The future of the comprehensive school was being vigorously debated in these pages, barely a decade after its introduction (TESS, May 21, 1976): Secondary schooling should end for all pupils at the age of 16 and should provide a programme of general education, says Dr Keri Davies of Stirling University education department, in an article in the magazine of the Central Region Science Teachers Association.
Students over 16 should be taught in further education colleges, as should those seeking university entrance, doing a two-year course for five or six Higher grades and three CSYS subjects.
The emphasis in secondary should be education through subjects rather than instruction in subjects. Teachers who saw their subjects as contributing to general education would stay in schools and those who saw their subjects as distinctive disciplines would opt for college.
Such a scheme would leave pupils' career and curricular choice to age 16.
Many of the difficulties facing all-through comprehensives derive from the range of maturity of the pupils, the repertoire of styles demanded from teachers and the tendency to regard the oldest pupils as the most important.

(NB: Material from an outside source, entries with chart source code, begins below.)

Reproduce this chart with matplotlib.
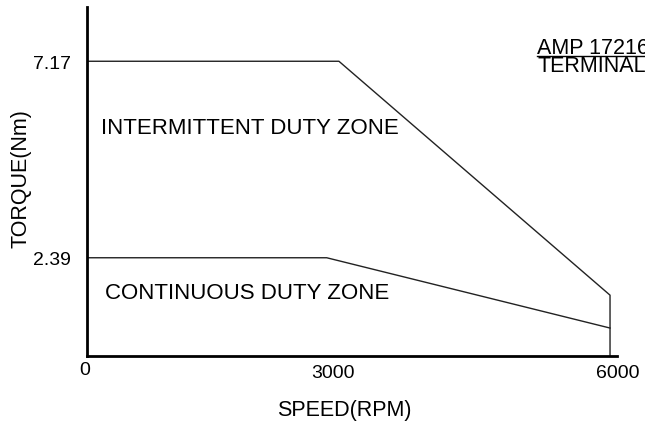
import matplotlib
matplotlib.use("Agg")
import matplotlib.pyplot as plt
import matplotlib.transforms as mtransforms

plt.rcParams['font.family'] = ['Liberation Sans', 'DejaVu Sans']

# Data
intermittent_speed = [0, 2890, 6000, 6000]
intermittent_torque = [7.17, 7.17, 1.48, 0.0]
continuous_speed = [0, 2750, 6000]
continuous_torque = [2.39, 2.39, 0.68]
x_ticks = [0, 3000, 6000]
x_tick_labels = ["0", "3000", "6000"]
y_ticks = [2.39, 7.17]
y_tick_labels = ["2.39", "7.17"]

fig = plt.figure(figsize=(6.45, 4.27), dpi=100)
ax = fig.add_axes([87/645, (427-357)/427, (617-87)/645, (357-8)/427])

ax.plot(intermittent_speed, intermittent_torque, color='#222222', lw=1.0)
ax.plot(continuous_speed, continuous_torque, color='#222222', lw=1.0)

ax.set_xlim(0, 6080)
ax.set_ylim(0, 8.49)

for s in ['top', 'right']:
    ax.spines[s].set_visible(False)
for s in ['left', 'bottom']:
    ax.spines[s].set_linewidth(2.0)
    ax.spines[s].set_color('black')

ax.set_xticks(x_ticks)
ax.set_xticklabels(x_tick_labels, fontsize=14)
ax.set_yticks(y_ticks)
ax.set_yticklabels(y_tick_labels, fontsize=14)
ax.tick_params(axis='both', length=0)
ax.tick_params(axis='x', pad=6)
ax.tick_params(axis='y', pad=11.5)

offsets = [(-2, 3), (-16, 0), (8, 0)]
for lbl, (dx, dy) in zip(ax.get_xticklabels(), offsets):
    lbl.set_transform(lbl.get_transform() + mtransforms.ScaledTranslation(dx/100, dy/100, fig.dpi_scale_trans))

fig.text(344/645, 1 - 411/427, "SPEED(RPM)", fontsize=15.5, ha='center', va='center')
fig.text(21/645, 1 - 179/427, "TORQUE(Nm)", fontsize=15.5, ha='center', va='center', rotation=90)

fig.text(101/645, 1 - 128/427, "INTERMITTENT DUTY ZONE", fontsize=16, ha='left', va='center')
fig.text(105/645, 1 - 294/427, "CONTINUOUS DUTY ZONE", fontsize=16, ha='left', va='center')

fig.text(537/645, 1 - 48/427, "AMP 17216", fontsize=15.5, ha='left', va='center')
fig.add_artist(plt.Line2D([537/645, 1.0], [1 - 57/427, 1 - 57/427], color='black', lw=1.0))
fig.text(537/645, 1 - 67/427, "TERMINAL", fontsize=15.5, ha='left', va='center')

fig.savefig("out.png", dpi=100)
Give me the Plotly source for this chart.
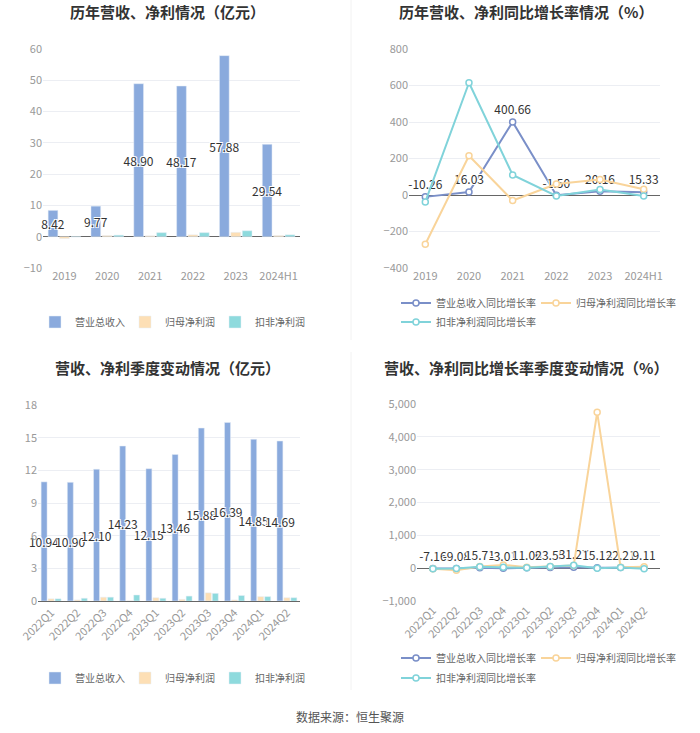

Meanwhile a survey by the Headteachers' Association of Scotland found no support from any area outside the central belt for the establishment of sixth-form colleges. But one member told its spring conference that the difficulties schools said they faced with the sixth year would disappear .. . once a rational school system and a national curriculum was introduced.
William O'Carroll, the head of St Modan's High in Stirling, likened the HAS survey to something cartographers around 1450 might have undertaken in an effort to improve maps of the flat earth.